Selasa, 26 Januari 2021

Simbok Part 1


Sekitar 12 jam yang lalu, menunjukan pukul 13.06 WITA, waktu terasa terhenti, aku menangis seperti sebagian hatiku terenggut. Simbok meninggal.

Ibu, dalam bahasa jawa simbok artinya Ibu. Memang nenekku ini seperti Ibu kedua bagiku, yang menjagaku waktu kecil, memberikan value-value baik, mengajari untuk taat dan disiplin dalam beribadah. Masih lekat difikiranku, bagaimana beliau setiap hari membangunkanku sebelum adzan subuh berkumandang, sesaat sebelum ia berangkat ke masjid. Ya, ia sangat rajin sekali ke Masjid untuk sholat dan terkadang menyediakanku tempat di sampingnya. Masih lekat difikiranku, bagaimana ia mengajarkanku untuk disiplin mencari ilmu agama, melalui semangatnya aku meniru, beliau mengajariku ilmu yang didapat dipengajian ketika saya melewatkan untuk hadir. Walaupun tidak bisa membaca, setiap dikasih kertas doa/ringkasan, beliau bawakan untuk ku, “yo piye aku ra isoh moco, iki mau dikei ustadz(…).”



Tidak hanya ilmu agama beliau ajarkan, banyak, masih banyak lagi. Management waktu, tidak disangka banyak sekali aku belajar darinya, bahwa kegiatan perlu di susun agendanya, tidak boleh mleset. Setelah merantau ke Jakarta baru aku menyadari bahwa aku menirunya, waktu menjadi sangat penting dan aku benci jika tidak tepat. Sebelum merantau aku tidak mengerti, “kenapa harus sekarang? Kenapa tidak nanti saja? Kenapa harus langsung berangkat?” Dan banyak kenapanya, hingga aku sering membuatnya jengkel, ( I am sorry for that) maafkan aku telat memahamimu. Difikiranku kala itu yang belum matang, banyak bersliweran kenapa, akhirnya aku mengabaikan bahwa agendamu sudah tersusun sedemikian rupa supaya tidak menganggu waktu ibadah dan waktu-waktu lainnya.

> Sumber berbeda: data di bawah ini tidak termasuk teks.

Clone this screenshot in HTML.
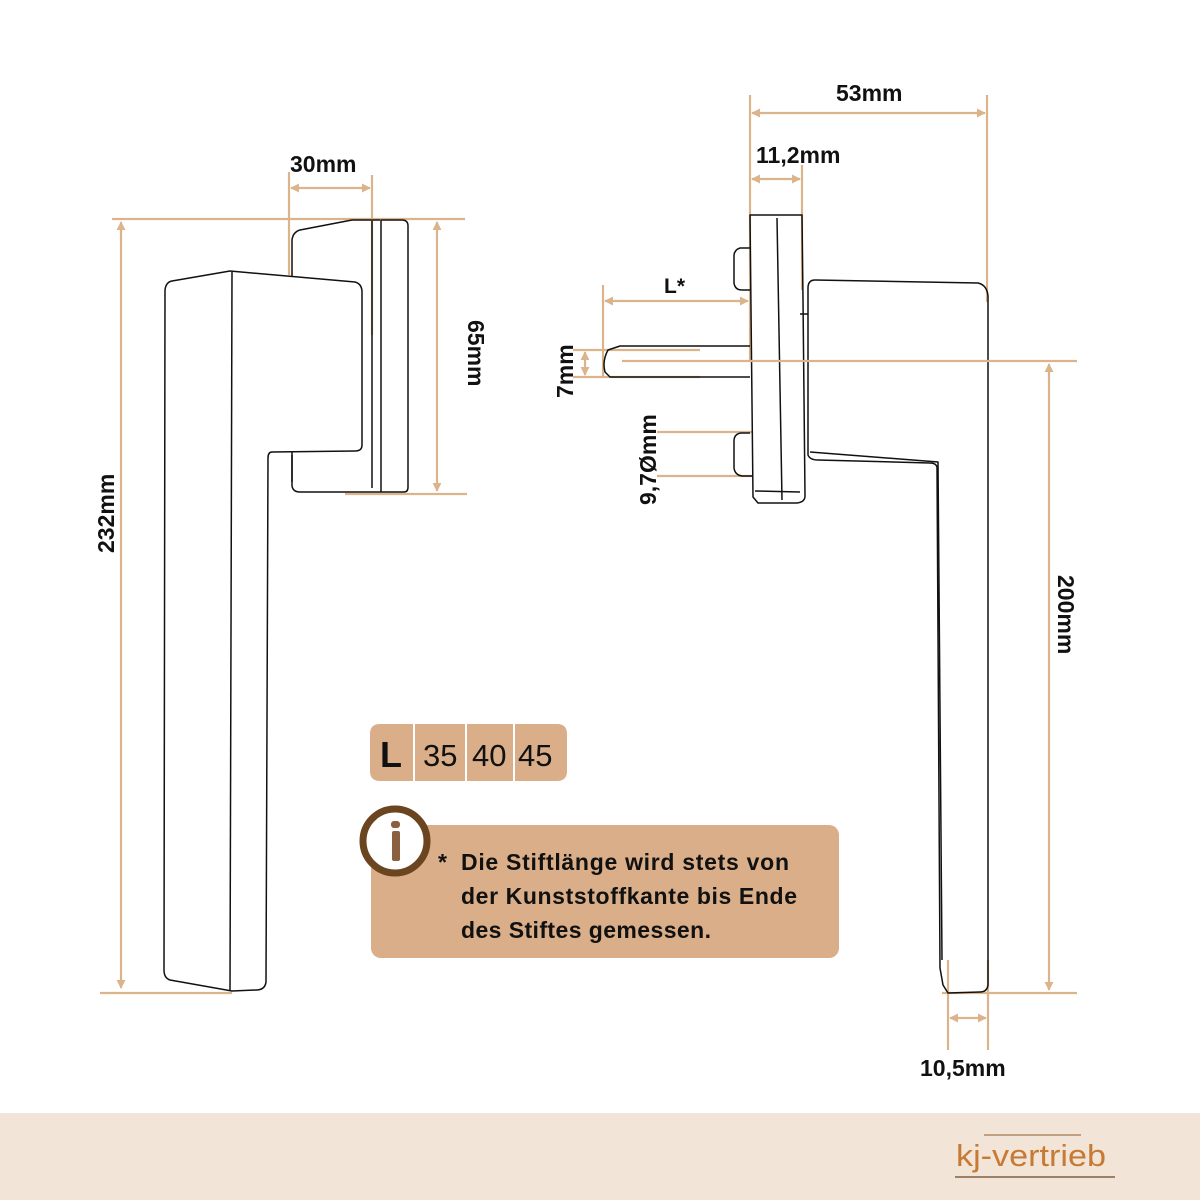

Melauinya aku juga belajar mengelola keuangan, tidak mengeluarkan uang kecuali untuk kebutuhan. Untuk porsi keinginan sangat kecil sekali. Walaupun seketat itu ia menjaga keuangan jika untuk diriku, ia berikan banyak sekali. Masih lekat difikiranku, ia memberiku uang untuk banyak hal pertama di hidupku, ketika aku pertama mencari SIM, ketika pertama aku pergi kuliah, ketika pertama aku piknik bersama teman-teman sekolah. Ya semurah itu ia kepadaku, yang tidak dilakukan untuk cucunya yang lain, bahkan anaknya. Ya aku belajar banyak dari Ibu dan Simbok mengenai management keuangan ini, hingga kini setelah financial check up, semua sehat kecuali untuk pos asset, karena keuangan masih difokuskan untuk tabungan menikah dan memulai rumah tangga. Ya, memulai rumah tangga, ia belum sempat mendengarkan kabar baik dariku, yang selama ini curhatnya ke beliau masih seputaran galau belum menikah.

Aku saat ini, dipenuhi oleh value-value yang beliau miliki. Bagaimana ia rajin sekali mengurusi masalah pekerjaan rumah tangga. Matahari belum menunjukan pancarannya, ia sudah selesai dengan mencuci piring, yang kami semua gunakan dari setelah ashar hingga subuh. Jika dilarang, wah sangat tidak bisa, agenda habis subuh beliau tidak tidur, tapi aktif beraktifitas. Masih lekat di fikiranku, bagaimana ia membagi pekerjaan kepadaku sebelum aku sibuk mengejar pendidikan di SMA, sore adalah waktuku mencuci piring, yang sudah banyak digantikan oleh beliau. Kamarnya punya sapu khusus, selalu dalam keadaan bersih. Setiap hari mencuci baju dengan tangan, padahal sudah kami larang, karena ada mesin cuci. Setelah kering langsung dilipat, jadi tidak banyak yang perlu di setlika, jika ada beliau menitipkan kepadaku untuk disetlika, hanya baju untuk pergi, entah arisan atau pengajian (waktu SMA jobdeskku dirumah jadi menyetlika, dan sisanya dihandle Simbok).